Montréal du Gers, one of Gascony’s 1st bastide towns, has retained the character of those typical new towns of the Middle Ages.

The town’s name, Montréal (or “Montroyal”), recalls the royal origins of this bastide founded in 1255 by Alphonse de Poitiers.

Built right into the rock on a promontory overlooking the small Auzoue valley, it played a strategic role as a lock between the French and English domains during the Hundred Years’ War.

Montréal-du-Gers retains a rich heritage from its past: fortified enclosure, ogival town gate, half-timbered houses, square surrounded by solid stone arcades, narrow passageways serving the various islets of the bastide.


Fourcès

An atypical circular village

Classed as one of the “Most Beautiful Villages in France”, Fourcès, an atypical village in the Gers, is sure to delight all your senses!

A picturesque former castelnau, this village immediately seduces with its beauty and serenity.

Wrapped in a green line by the Auzoue, a lovely fish-filled river, Fourcès opens up like a lively history book.
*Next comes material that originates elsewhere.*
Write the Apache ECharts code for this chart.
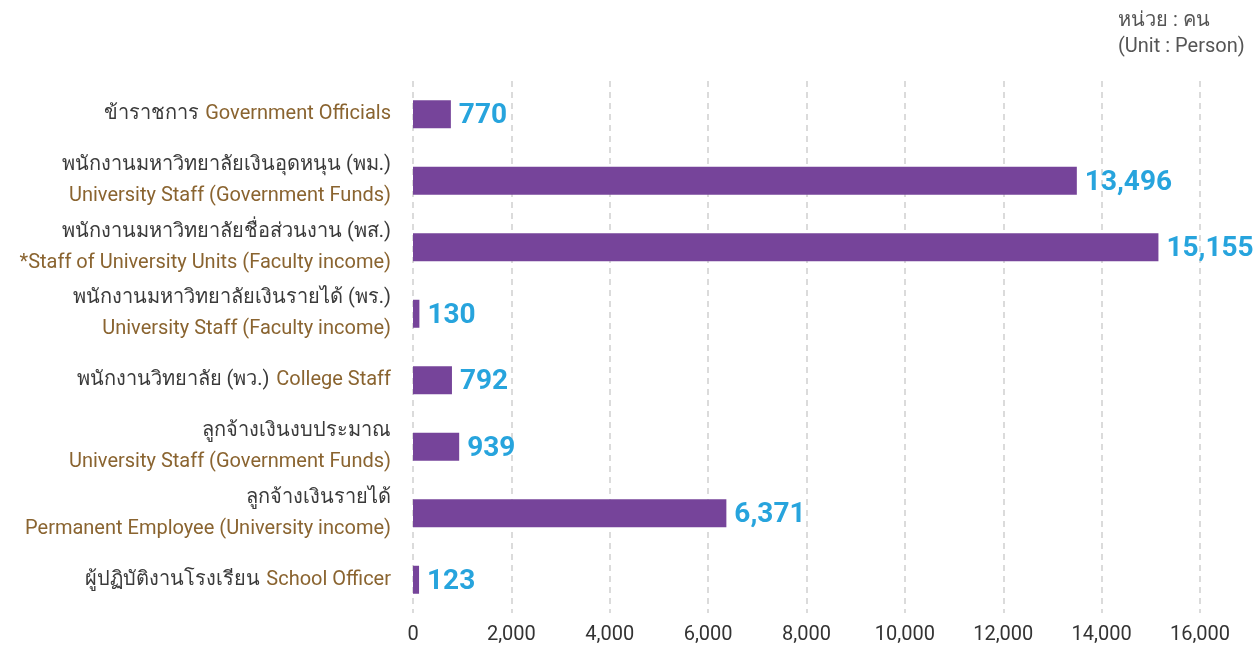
<!DOCTYPE html>
<html>
<head>
<meta charset="utf-8">
<script src="https://cdn.jsdelivr.net/npm/echarts@6/dist/echarts.min.js"></script>
<style>
  html, body { margin: 0; padding: 0; background: #fff; }
  #staff { width: 1260px; height: 645px; }
</style>
</head>
<body>
<div id="staff"></div>
<script>
// หมวดบุคลากร (Thai / English)
const thaiNames = [
  'ข้าราชการ',
  'พนักงานมหาวิทยาลัยเงินอุดหนุน (พม.)',
  'พนักงานมหาวิทยาลัยชื่อส่วนงาน (พส.)',
  'พนักงานมหาวิทยาลัยเงินรายได้ (พร.)',
  'พนักงานวิทยาลัย (พว.)',
  'ลูกจ้างเงินงบประมาณ',
  'ลูกจ้างเงินรายได้',
  'ผู้ปฏิบัติงานโรงเรียน'
];
const engNames = [
  'Government Officials',
  'University Staff (Government Funds)',
  '*Staff of University Units (Faculty income)',
  'University Staff (Faculty income)',
  'College Staff',
  'University Staff (Government Funds)',
  'Permanent Employee (University income)',
  'School Officer'
];
// true = English on the same line as Thai
const oneLine = [true, false, false, false, true, false, false, true];
const staffCount = [770, 13496, 15155, 130, 792, 939, 6371, 123];
const xTicks = [0, 2000, 4000, 6000, 8000, 10000, 12000, 14000, 16000];

const labelFont = 'Roboto, "Noto Sans", sans-serif';

const categories = thaiNames.map((t, i) =>
  oneLine[i] ? '{th|' + t + '}  {en|' + engNames[i] + '}'
             : '{th|' + t + '}\n{en|' + engNames[i] + '}'
);

const chart = echarts.init(document.getElementById('staff'));

const option = {
  animation: false,
  grid: { left: 413, right: 60, top: 81, bottom: 31 },
  graphic: [{
    type: 'text',
    left: 1118,
    top: 8,
    style: {
      text: 'หน่วย : คน\n(Unit : Person)',
      fill: '#555',
      font: '20px ' + labelFont,
      lineHeight: 26
    }
  }],
  xAxis: {
    type: 'value',
    min: xTicks[0],
    max: xTicks[xTicks.length - 1],
    interval: 2000,
    axisLine: { show: false },
    axisTick: { show: false },
    axisLabel: {
      color: '#333',
      fontSize: 20,
      fontFamily: labelFont,
      margin: 12,
      formatter: v => v.toLocaleString('en-US')
    },
    splitLine: {
      lineStyle: { color: '#d0d0d0', type: [6, 5], width: 1.5 }
    }
  },
  yAxis: {
    type: 'category',
    inverse: true,
    data: categories,
    axisLine: { show: false },
    axisTick: { show: false },
    axisLabel: {
      margin: 22,
      align: 'right',
      rich: {
        th: { color: '#3a3a3a', fontSize: 20, fontFamily: labelFont, lineHeight: 31 },
        en: { color: '#8a6430', fontSize: 20, fontFamily: labelFont, lineHeight: 31 }
      }
    }
  },
  series: [{
    type: 'bar',
    data: staffCount,
    barWidth: 28,
    itemStyle: { color: '#76449a' },
    label: {
      show: true,
      position: 'right',
      distance: 8,
      offset: [0, 2],
      color: '#27a4dd',
      fontSize: 28,
      fontWeight: 'bold',
      fontFamily: labelFont,
      formatter: p => p.value.toLocaleString('en-US')
    }
  }]
};

chart.setOption(option);
</script>
</body>
</html>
The round square occupies the site of the motte castrale where the primitive castle was built, destroyed in the 15th century.

Gather under the shade of the plane trees to celebrate, play pétanque, attend concerts, bargain-hunt at the brocantes or take in the scents of the flower market (last weekend in April).

Around the square, medieval houses with oak jambs make the rounds, neighboring more recent 17th and 18th century homes.


Larressingle

La Petite Carcassonne

Classed as one of France’s “Most Beautiful Villages” and one of Occitanie’s “Grands Sites” under the heading “Armagnac Abbaye et Cités”, this smallest fortified village in France boasts a fine medieval architectural ensemble comprising a château, former home of the abbots and then bishops of Condom, a Romanesque church, medieval houses, protected by ramparts, towers, moats and drawbridge.

According to legend, this 13th-century village takes its name from Gallo-Roman times: having resisted a siege by the Roman army, Crassus, Caesar’s lieutenant, is said to have shouted to his soldiers “Retro singul i”: back one by one to retreat.

Larressingle enters history at the beginning of the 11th century when the abbots then the bishops of Condom became the Lords of the place. Abandoned then restored by the Duke of Treviso in the 20th century, Larressingle is today a must-see site in the Gers.